* **Instructions to follow**:
Copy nothing but the text: reproduce each line of the listing exactly and leave the pictures out.

* **Material provided**:
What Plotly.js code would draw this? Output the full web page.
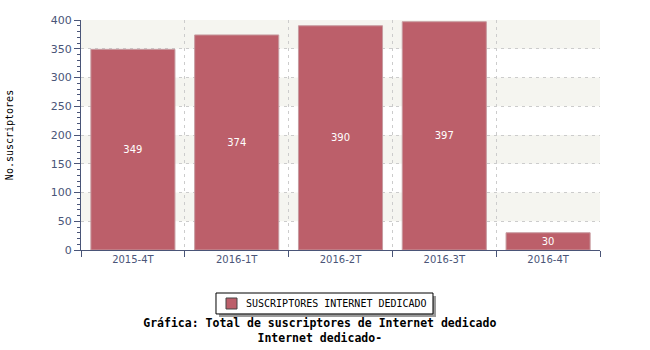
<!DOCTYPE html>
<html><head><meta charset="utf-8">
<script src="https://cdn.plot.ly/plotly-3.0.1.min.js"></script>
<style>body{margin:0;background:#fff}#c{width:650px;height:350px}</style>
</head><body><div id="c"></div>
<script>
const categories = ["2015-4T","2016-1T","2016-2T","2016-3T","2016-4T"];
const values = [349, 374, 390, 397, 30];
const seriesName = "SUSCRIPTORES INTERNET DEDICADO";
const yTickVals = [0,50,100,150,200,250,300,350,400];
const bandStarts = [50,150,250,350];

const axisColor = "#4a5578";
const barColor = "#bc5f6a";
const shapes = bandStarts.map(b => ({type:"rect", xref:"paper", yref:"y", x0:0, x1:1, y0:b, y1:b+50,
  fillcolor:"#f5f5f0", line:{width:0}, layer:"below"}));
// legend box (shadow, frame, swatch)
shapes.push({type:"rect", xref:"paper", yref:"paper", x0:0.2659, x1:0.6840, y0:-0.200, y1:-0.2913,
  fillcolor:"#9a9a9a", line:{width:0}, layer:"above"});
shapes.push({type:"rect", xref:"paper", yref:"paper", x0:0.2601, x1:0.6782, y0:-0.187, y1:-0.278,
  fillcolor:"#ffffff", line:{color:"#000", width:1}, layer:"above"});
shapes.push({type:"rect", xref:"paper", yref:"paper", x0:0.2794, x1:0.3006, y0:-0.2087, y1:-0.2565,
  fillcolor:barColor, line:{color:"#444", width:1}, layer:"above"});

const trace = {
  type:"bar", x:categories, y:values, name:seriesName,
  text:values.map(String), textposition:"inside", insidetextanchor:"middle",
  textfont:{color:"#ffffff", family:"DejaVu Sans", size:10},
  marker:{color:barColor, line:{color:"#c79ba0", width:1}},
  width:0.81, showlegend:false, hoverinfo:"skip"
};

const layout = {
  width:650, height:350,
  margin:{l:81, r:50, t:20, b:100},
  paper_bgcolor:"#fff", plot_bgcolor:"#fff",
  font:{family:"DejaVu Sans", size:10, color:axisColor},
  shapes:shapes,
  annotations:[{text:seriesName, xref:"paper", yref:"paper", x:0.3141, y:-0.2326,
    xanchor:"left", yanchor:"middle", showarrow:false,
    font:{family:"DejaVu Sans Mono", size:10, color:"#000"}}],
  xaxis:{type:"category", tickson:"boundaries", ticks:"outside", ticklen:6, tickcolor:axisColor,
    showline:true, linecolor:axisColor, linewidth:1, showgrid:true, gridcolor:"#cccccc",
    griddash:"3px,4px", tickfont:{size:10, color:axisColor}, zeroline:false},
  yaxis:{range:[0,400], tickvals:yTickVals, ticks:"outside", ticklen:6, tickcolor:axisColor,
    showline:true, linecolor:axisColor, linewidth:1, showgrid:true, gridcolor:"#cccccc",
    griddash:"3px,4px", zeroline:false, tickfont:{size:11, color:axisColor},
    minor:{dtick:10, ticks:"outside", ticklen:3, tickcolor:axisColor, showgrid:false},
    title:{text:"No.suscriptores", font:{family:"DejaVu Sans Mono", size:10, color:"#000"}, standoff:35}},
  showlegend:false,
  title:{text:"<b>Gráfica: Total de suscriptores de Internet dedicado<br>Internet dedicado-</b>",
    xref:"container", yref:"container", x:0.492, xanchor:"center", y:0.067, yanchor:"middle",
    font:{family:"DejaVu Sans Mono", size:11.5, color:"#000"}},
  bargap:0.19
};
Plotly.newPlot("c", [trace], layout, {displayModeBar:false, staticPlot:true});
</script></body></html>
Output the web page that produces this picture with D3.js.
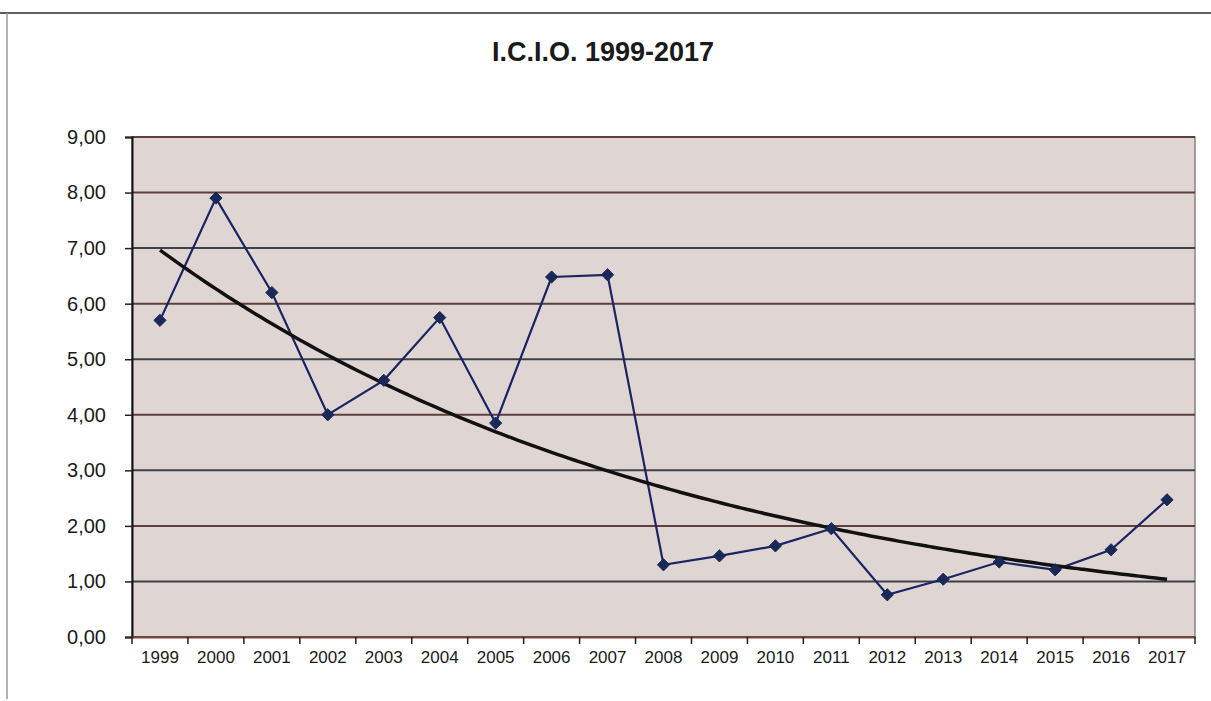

* **Answer**:
What Plotly.js code would draw this? Output the full web page.
<!DOCTYPE html>
<html><head><meta charset="utf-8">
<script src="https://cdn.plot.ly/plotly-3.0.1.min.js"></script>
<style>body{margin:0;background:#fff}#c{width:650px;height:350px}</style>
</head><body><div id="c"></div>
<script>
const categories = ["2015-4T","2016-1T","2016-2T","2016-3T","2016-4T"];
const values = [349, 374, 390, 397, 30];
const seriesName = "SUSCRIPTORES INTERNET DEDICADO";
const yTickVals = [0,50,100,150,200,250,300,350,400];
const bandStarts = [50,150,250,350];

const axisColor = "#4a5578";
const barColor = "#bc5f6a";
const shapes = bandStarts.map(b => ({type:"rect", xref:"paper", yref:"y", x0:0, x1:1, y0:b, y1:b+50,
  fillcolor:"#f5f5f0", line:{width:0}, layer:"below"}));
// legend box (shadow, frame, swatch)
shapes.push({type:"rect", xref:"paper", yref:"paper", x0:0.2659, x1:0.6840, y0:-0.200, y1:-0.2913,
  fillcolor:"#9a9a9a", line:{width:0}, layer:"above"});
shapes.push({type:"rect", xref:"paper", yref:"paper", x0:0.2601, x1:0.6782, y0:-0.187, y1:-0.278,
  fillcolor:"#ffffff", line:{color:"#000", width:1}, layer:"above"});
shapes.push({type:"rect", xref:"paper", yref:"paper", x0:0.2794, x1:0.3006, y0:-0.2087, y1:-0.2565,
  fillcolor:barColor, line:{color:"#444", width:1}, layer:"above"});

const trace = {
  type:"bar", x:categories, y:values, name:seriesName,
  text:values.map(String), textposition:"inside", insidetextanchor:"middle",
  textfont:{color:"#ffffff", family:"DejaVu Sans", size:10},
  marker:{color:barColor, line:{color:"#c79ba0", width:1}},
  width:0.81, showlegend:false, hoverinfo:"skip"
};

const layout = {
  width:650, height:350,
  margin:{l:81, r:50, t:20, b:100},
  paper_bgcolor:"#fff", plot_bgcolor:"#fff",
  font:{family:"DejaVu Sans", size:10, color:axisColor},
  shapes:shapes,
  annotations:[{text:seriesName, xref:"paper", yref:"paper", x:0.3141, y:-0.2326,
    xanchor:"left", yanchor:"middle", showarrow:false,
    font:{family:"DejaVu Sans Mono", size:10, color:"#000"}}],
  xaxis:{type:"category", tickson:"boundaries", ticks:"outside", ticklen:6, tickcolor:axisColor,
    showline:true, linecolor:axisColor, linewidth:1, showgrid:true, gridcolor:"#cccccc",
    griddash:"3px,4px", tickfont:{size:10, color:axisColor}, zeroline:false},
  yaxis:{range:[0,400], tickvals:yTickVals, ticks:"outside", ticklen:6, tickcolor:axisColor,
    showline:true, linecolor:axisColor, linewidth:1, showgrid:true, gridcolor:"#cccccc",
    griddash:"3px,4px", zeroline:false, tickfont:{size:11, color:axisColor},
    minor:{dtick:10, ticks:"outside", ticklen:3, tickcolor:axisColor, showgrid:false},
    title:{text:"No.suscriptores", font:{family:"DejaVu Sans Mono", size:10, color:"#000"}, standoff:35}},
  showlegend:false,
  title:{text:"<b>Gráfica: Total de suscriptores de Internet dedicado<br>Internet dedicado-</b>",
    xref:"container", yref:"container", x:0.492, xanchor:"center", y:0.067, yanchor:"middle",
    font:{family:"DejaVu Sans Mono", size:11.5, color:"#000"}},
  bargap:0.19
};
Plotly.newPlot("c", [trace], layout, {displayModeBar:false, staticPlot:true});
</script></body></html>
Output the web page that produces this picture with D3.js.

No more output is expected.